Quote every line of the data below as it stands, omitting pictures.

________________________________________

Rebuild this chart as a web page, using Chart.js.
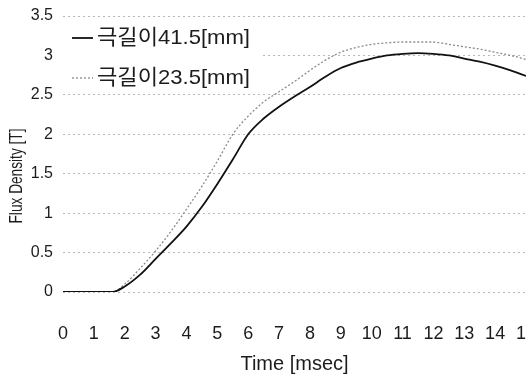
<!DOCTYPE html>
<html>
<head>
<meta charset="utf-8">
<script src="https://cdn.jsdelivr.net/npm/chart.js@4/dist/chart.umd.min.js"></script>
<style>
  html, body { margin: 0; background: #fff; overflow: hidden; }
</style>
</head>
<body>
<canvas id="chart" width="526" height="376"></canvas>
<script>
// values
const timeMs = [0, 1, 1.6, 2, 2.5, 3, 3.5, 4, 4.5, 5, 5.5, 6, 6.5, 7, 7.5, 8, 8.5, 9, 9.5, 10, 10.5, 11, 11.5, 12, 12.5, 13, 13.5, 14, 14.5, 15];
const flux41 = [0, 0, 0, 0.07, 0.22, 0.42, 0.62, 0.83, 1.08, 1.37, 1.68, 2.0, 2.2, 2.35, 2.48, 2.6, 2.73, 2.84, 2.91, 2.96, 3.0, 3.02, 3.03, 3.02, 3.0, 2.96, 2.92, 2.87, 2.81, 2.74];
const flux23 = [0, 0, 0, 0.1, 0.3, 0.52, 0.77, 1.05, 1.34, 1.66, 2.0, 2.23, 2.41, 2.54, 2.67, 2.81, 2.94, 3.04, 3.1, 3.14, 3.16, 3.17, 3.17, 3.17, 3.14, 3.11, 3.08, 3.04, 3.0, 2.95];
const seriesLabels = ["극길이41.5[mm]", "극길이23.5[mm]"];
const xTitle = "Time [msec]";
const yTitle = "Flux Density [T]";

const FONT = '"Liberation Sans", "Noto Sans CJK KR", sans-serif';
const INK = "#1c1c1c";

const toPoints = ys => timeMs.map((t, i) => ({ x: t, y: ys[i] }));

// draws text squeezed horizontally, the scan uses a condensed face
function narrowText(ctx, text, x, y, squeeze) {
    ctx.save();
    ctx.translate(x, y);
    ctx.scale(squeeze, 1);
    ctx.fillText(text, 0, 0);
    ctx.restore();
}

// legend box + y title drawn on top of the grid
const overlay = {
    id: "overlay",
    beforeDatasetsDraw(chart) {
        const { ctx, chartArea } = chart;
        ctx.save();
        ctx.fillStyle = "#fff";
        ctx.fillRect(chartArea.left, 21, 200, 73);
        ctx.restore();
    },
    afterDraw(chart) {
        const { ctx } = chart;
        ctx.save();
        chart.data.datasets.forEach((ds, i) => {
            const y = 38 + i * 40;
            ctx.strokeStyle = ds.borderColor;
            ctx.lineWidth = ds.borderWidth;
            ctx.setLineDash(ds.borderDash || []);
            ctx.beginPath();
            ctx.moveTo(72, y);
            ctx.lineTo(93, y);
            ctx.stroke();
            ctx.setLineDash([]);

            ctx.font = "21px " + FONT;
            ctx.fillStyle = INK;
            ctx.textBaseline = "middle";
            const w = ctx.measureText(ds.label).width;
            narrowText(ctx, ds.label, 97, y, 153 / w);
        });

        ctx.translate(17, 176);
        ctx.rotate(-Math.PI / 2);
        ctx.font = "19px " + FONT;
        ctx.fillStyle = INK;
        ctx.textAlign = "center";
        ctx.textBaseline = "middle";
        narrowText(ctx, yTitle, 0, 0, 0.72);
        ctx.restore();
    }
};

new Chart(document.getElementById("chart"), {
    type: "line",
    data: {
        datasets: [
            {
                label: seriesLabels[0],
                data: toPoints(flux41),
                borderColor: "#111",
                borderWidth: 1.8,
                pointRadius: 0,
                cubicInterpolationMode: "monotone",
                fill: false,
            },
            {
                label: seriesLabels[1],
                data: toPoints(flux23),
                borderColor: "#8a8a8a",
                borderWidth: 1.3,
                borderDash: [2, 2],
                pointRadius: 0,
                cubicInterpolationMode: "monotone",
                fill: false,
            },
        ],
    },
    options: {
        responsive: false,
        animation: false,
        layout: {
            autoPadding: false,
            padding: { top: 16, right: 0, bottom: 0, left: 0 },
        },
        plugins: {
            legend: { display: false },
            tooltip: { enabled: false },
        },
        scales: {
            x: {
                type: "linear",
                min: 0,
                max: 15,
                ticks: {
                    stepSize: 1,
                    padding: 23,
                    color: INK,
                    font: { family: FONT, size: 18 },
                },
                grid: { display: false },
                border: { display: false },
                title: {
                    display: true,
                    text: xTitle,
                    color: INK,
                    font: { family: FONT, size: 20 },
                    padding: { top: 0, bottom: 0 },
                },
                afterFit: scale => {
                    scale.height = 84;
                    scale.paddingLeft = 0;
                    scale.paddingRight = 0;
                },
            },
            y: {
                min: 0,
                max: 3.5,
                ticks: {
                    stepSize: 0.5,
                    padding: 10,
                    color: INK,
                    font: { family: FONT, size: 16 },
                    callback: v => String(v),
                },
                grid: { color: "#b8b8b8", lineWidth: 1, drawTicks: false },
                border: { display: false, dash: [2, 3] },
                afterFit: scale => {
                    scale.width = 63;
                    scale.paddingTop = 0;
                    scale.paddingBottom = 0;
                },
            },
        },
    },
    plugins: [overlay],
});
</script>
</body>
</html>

________________________________________

RESPONSE BELOW:
Rebuild this chart as a web page, using Chart.js.
<!DOCTYPE html>
<html>
<head>
<meta charset="utf-8">
<script src="https://cdn.jsdelivr.net/npm/chart.js@4/dist/chart.umd.min.js"></script>
<style>
  html, body { margin: 0; background: #fff; overflow: hidden; }
</style>
</head>
<body>
<canvas id="chart" width="526" height="376"></canvas>
<script>
// values
const timeMs = [0, 1, 1.6, 2, 2.5, 3, 3.5, 4, 4.5, 5, 5.5, 6, 6.5, 7, 7.5, 8, 8.5, 9, 9.5, 10, 10.5, 11, 11.5, 12, 12.5, 13, 13.5, 14, 14.5, 15];
const flux41 = [0, 0, 0, 0.07, 0.22, 0.42, 0.62, 0.83, 1.08, 1.37, 1.68, 2.0, 2.2, 2.35, 2.48, 2.6, 2.73, 2.84, 2.91, 2.96, 3.0, 3.02, 3.03, 3.02, 3.0, 2.96, 2.92, 2.87, 2.81, 2.74];
const flux23 = [0, 0, 0, 0.1, 0.3, 0.52, 0.77, 1.05, 1.34, 1.66, 2.0, 2.23, 2.41, 2.54, 2.67, 2.81, 2.94, 3.04, 3.1, 3.14, 3.16, 3.17, 3.17, 3.17, 3.14, 3.11, 3.08, 3.04, 3.0, 2.95];
const seriesLabels = ["극길이41.5[mm]", "극길이23.5[mm]"];
const xTitle = "Time [msec]";
const yTitle = "Flux Density [T]";

const FONT = '"Liberation Sans", "Noto Sans CJK KR", sans-serif';
const INK = "#1c1c1c";

const toPoints = ys => timeMs.map((t, i) => ({ x: t, y: ys[i] }));

// draws text squeezed horizontally, the scan uses a condensed face
function narrowText(ctx, text, x, y, squeeze) {
    ctx.save();
    ctx.translate(x, y);
    ctx.scale(squeeze, 1);
    ctx.fillText(text, 0, 0);
    ctx.restore();
}

// legend box + y title drawn on top of the grid
const overlay = {
    id: "overlay",
    beforeDatasetsDraw(chart) {
        const { ctx, chartArea } = chart;
        ctx.save();
        ctx.fillStyle = "#fff";
        ctx.fillRect(chartArea.left, 21, 200, 73);
        ctx.restore();
    },
    afterDraw(chart) {
        const { ctx } = chart;
        ctx.save();
        chart.data.datasets.forEach((ds, i) => {
            const y = 38 + i * 40;
            ctx.strokeStyle = ds.borderColor;
            ctx.lineWidth = ds.borderWidth;
            ctx.setLineDash(ds.borderDash || []);
            ctx.beginPath();
            ctx.moveTo(72, y);
            ctx.lineTo(93, y);
            ctx.stroke();
            ctx.setLineDash([]);

            ctx.font = "21px " + FONT;
            ctx.fillStyle = INK;
            ctx.textBaseline = "middle";
            const w = ctx.measureText(ds.label).width;
            narrowText(ctx, ds.label, 97, y, 153 / w);
        });

        ctx.translate(17, 176);
        ctx.rotate(-Math.PI / 2);
        ctx.font = "19px " + FONT;
        ctx.fillStyle = INK;
        ctx.textAlign = "center";
        ctx.textBaseline = "middle";
        narrowText(ctx, yTitle, 0, 0, 0.72);
        ctx.restore();
    }
};

new Chart(document.getElementById("chart"), {
    type: "line",
    data: {
        datasets: [
            {
                label: seriesLabels[0],
                data: toPoints(flux41),
                borderColor: "#111",
                borderWidth: 1.8,
                pointRadius: 0,
                cubicInterpolationMode: "monotone",
                fill: false,
            },
            {
                label: seriesLabels[1],
                data: toPoints(flux23),
                borderColor: "#8a8a8a",
                borderWidth: 1.3,
                borderDash: [2, 2],
                pointRadius: 0,
                cubicInterpolationMode: "monotone",
                fill: false,
            },
        ],
    },
    options: {
        responsive: false,
        animation: false,
        layout: {
            autoPadding: false,
            padding: { top: 16, right: 0, bottom: 0, left: 0 },
        },
        plugins: {
            legend: { display: false },
            tooltip: { enabled: false },
        },
        scales: {
            x: {
                type: "linear",
                min: 0,
                max: 15,
                ticks: {
                    stepSize: 1,
                    padding: 23,
                    color: INK,
                    font: { family: FONT, size: 18 },
                },
                grid: { display: false },
                border: { display: false },
                title: {
                    display: true,
                    text: xTitle,
                    color: INK,
                    font: { family: FONT, size: 20 },
                    padding: { top: 0, bottom: 0 },
                },
                afterFit: scale => {
                    scale.height = 84;
                    scale.paddingLeft = 0;
                    scale.paddingRight = 0;
                },
            },
            y: {
                min: 0,
                max: 3.5,
                ticks: {
                    stepSize: 0.5,
                    padding: 10,
                    color: INK,
                    font: { family: FONT, size: 16 },
                    callback: v => String(v),
                },
                grid: { color: "#b8b8b8", lineWidth: 1, drawTicks: false },
                border: { display: false, dash: [2, 3] },
                afterFit: scale => {
                    scale.width = 63;
                    scale.paddingTop = 0;
                    scale.paddingBottom = 0;
                },
            },
        },
    },
    plugins: [overlay],
});
</script>
</body>
</html>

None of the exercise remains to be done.